Mafia Pelabuhan Ramai Lagi, Begini Faktanya

Jakarta, CNBC Indonesia - Kejaksaan Tinggi DKI Jakarta mengendus ada penyelewengan yang terjadi di Pelabuhan Tanjung Priok, Jakarta Utara. Sehingga menerbitkan surat penyelidikan dengan masalah 'mafia pelabuhan' yang memenuhi unsur tindak pidana korupsi.
Direktur The National Maritime Institute (Namarin) Siswanto Rusdi menjelaskan maksud dari mafia pelabuhan itu bukan berarti ada mafia di pelabuhan, melainkan orang yang ada di dalamnya. Biasanya praktek ini terjadi juga di luar pelabuhan.
"Istilahnya memang kurang tepat bukan berarti ini Pelindo Mafia, melainkan orang yang ngurus barang. Di dalamnya itu ada aparat negara itu pasti, biasanya itu terjadi di luar pelabuhan seperti Depo petikemas hingga kantor Bea Cukai," jelasnya kepada CNBC Indonesia, Selasa (21/12/2021).
"Sehingga istilahnya lebih tepat itu 'mafia logistik', tambahnya.
Pilihan Redaksi |
Sementara Pelindo tidak bisa menjangkau ke sana karena ranah itu merupakan ranah bisnis depo peti kemas.

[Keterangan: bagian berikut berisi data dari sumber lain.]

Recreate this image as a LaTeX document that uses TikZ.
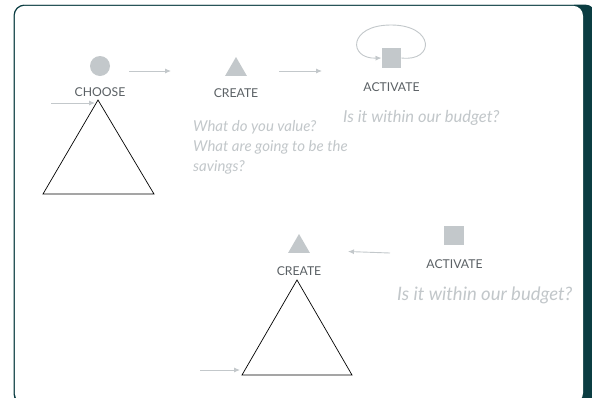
\documentclass[tikz,border=0pt]{standalone}
\usepackage{fontspec}
\setmainfont{Lato}
\usetikzlibrary{shapes.geometric,arrows.meta}

\definecolor{cardteal}{HTML}{0B3D42}
\definecolor{cardline}{HTML}{C9D3D4}
\definecolor{shapegray}{HTML}{C3C8CB}
\definecolor{labelgray}{HTML}{5A6064}
\definecolor{askgray}{HTML}{C2C7CA}

\tikzset{
  stage/.style={text=labelgray,inner sep=0pt,font=\fontsize{12.2}{14}\selectfont},
  ask/.style={text=askgray,inner sep=0pt,align=left,font=\fontsize{15}{20}\selectfont\itshape},
  flow/.style={draw=shapegray,line width=0.9pt,-{Latex[length=6pt,width=5pt]}},
  dot/.style={circle,fill=shapegray,inner sep=0pt,minimum size=20pt},
  tri/.style={regular polygon,regular polygon sides=3,fill=shapegray,inner sep=0pt,minimum size=25pt},
  box/.style={rectangle,fill=shapegray,inner sep=0pt,minimum size=19.5pt},
}

\begin{document}
\begin{tikzpicture}[x=1pt,y=-1pt]
        \useasboundingbox (0,0) rectangle (592,397);

        \fill[cardteal,rounded corners=11pt] (13.5,4.5) rectangle (596,405);
        \fill[white,rounded corners=10pt] (14.8,5.8) rectangle (583,403);
        \draw[cardline,line width=0.8pt] (24,3.9) -- (574,3.9);

        \node[dot] (choose) at (100,66) {};
        \node[tri] (create) at (236,69.5) {};
        \node[box] (activate) at (391.5,58) {};
        \node[stage] (chooselbl) at (100,92) {CHOOSE};
        \node[stage] (createlbl) at (236,93) {CREATE};
        \node[stage] (activatelbl) at (391.5,87) {ACTIVATE};

        \coordinate (a1) at (129,71);
        \coordinate (a2) at (171,71);
        \coordinate (b1) at (279,71);
        \coordinate (b2) at (322,71);
        \draw[flow] (a1) -- (a2);
        \draw[flow] (b1) -- (b2);
        \draw[flow] (activate.east) .. controls (435,62) and (435,25) .. (391,25)
                    .. controls (348,25) and (348,59) .. (activate.west);

        \node[ask,anchor=west,font=\fontsize{16.5}{20}\selectfont\itshape] (budget) at (343,118) {Is it within our budget?};
        \node[ask,anchor=north west] (value) at (193,120) {What do you value?\\What are going to be the\\savings?};

        \coordinate (topA) at (98,100);
        \coordinate (leftA) at (43,194);
        \coordinate (rightA) at (154,194);
        \draw[black,line width=0.7pt] (topA) -- (leftA) -- (rightA) -- cycle;
        \coordinate (inA) at (51,103);
        \coordinate (endA) at (95,103);
        \draw[flow] (inA) -- (endA);

        \node[tri] (create2) at (299,246.5) {};
        \node[box] (activate2) at (454,235.5) {};
        \node[stage] (create2lbl) at (299,271) {CREATE};
        \node[stage] (activate2lbl) at (454.5,264) {ACTIVATE};
        \coordinate (c1) at (390,253);
        \coordinate (c2) at (348,251.5);
        \draw[flow] (c1) -- (c2);
        \node[ask,anchor=west,font=\fontsize{18.5}{22}\selectfont\itshape] (budget2) at (397,295) {Is it within our budget?};

        \coordinate (topB) at (297,280);
        \coordinate (leftB) at (242,375);
        \coordinate (rightB) at (352,375);
        \draw[black,line width=0.7pt] (topB) -- (leftB) -- (rightB) -- cycle;
        \coordinate (inB) at (200,370);
        \coordinate (endB) at (240,370);
        \draw[flow] (inB) -- (endB);
\end{tikzpicture}
\end{document}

Pengaturan makin sulit karena dalam bisnis depo peti kemas melibatkan banyak elemen seperti Kementerian Perdagangan, bea Cukai, hingga pelaku bisnis swasta.
Kejadian yang diusut oleh Kejaksaan tinggi itu terkait impor bahan baku garmen yang seharusnya tidak boleh dijual dalam negeri, melainkan harus diekspor kembali dalam bentuk barang olahan.
Hal ini juga sering terjadi di kawasan Pusat Logistik berikat. Yang biasanya menjadi tempat masuknya bahan modal tapi malah di jual dalam negeri.
"Seperti di Batam kasusnya itu baja impor untuk bikin kapal, tapi malah di jual baja impor itu," jelasnya.
Selain itu Siswanto juga melihat permasalahan 'mafia logistik' ini sangat pelik dan sulit untuk diselesaikan, karena menambah ongkos logistik. Padahal cita-cita pemerintah mau menekan biaya ini.
"Seperti entry dokumen itu seharusnya Rp 0, tapi kalau mau cepat dibantu oknum perusahaan forwarder dan dikenakan biaya tambahan. Kalau tidak pakai jasa itu bisa gak selesai. Jadi kita ini semua ekonomi rente. Semua ambil rentenya itu. Dan itu nanti dibayarkan ke pembeli barang," jelasnya.
Siswanto juga pesimis dengan penerapan sistem logistik baru yang diterapkan seperti National Logistic Ecosystem (NLE) sulit berjalan jika di lapangan untuk pengurusan dokumen masih dipungut uang.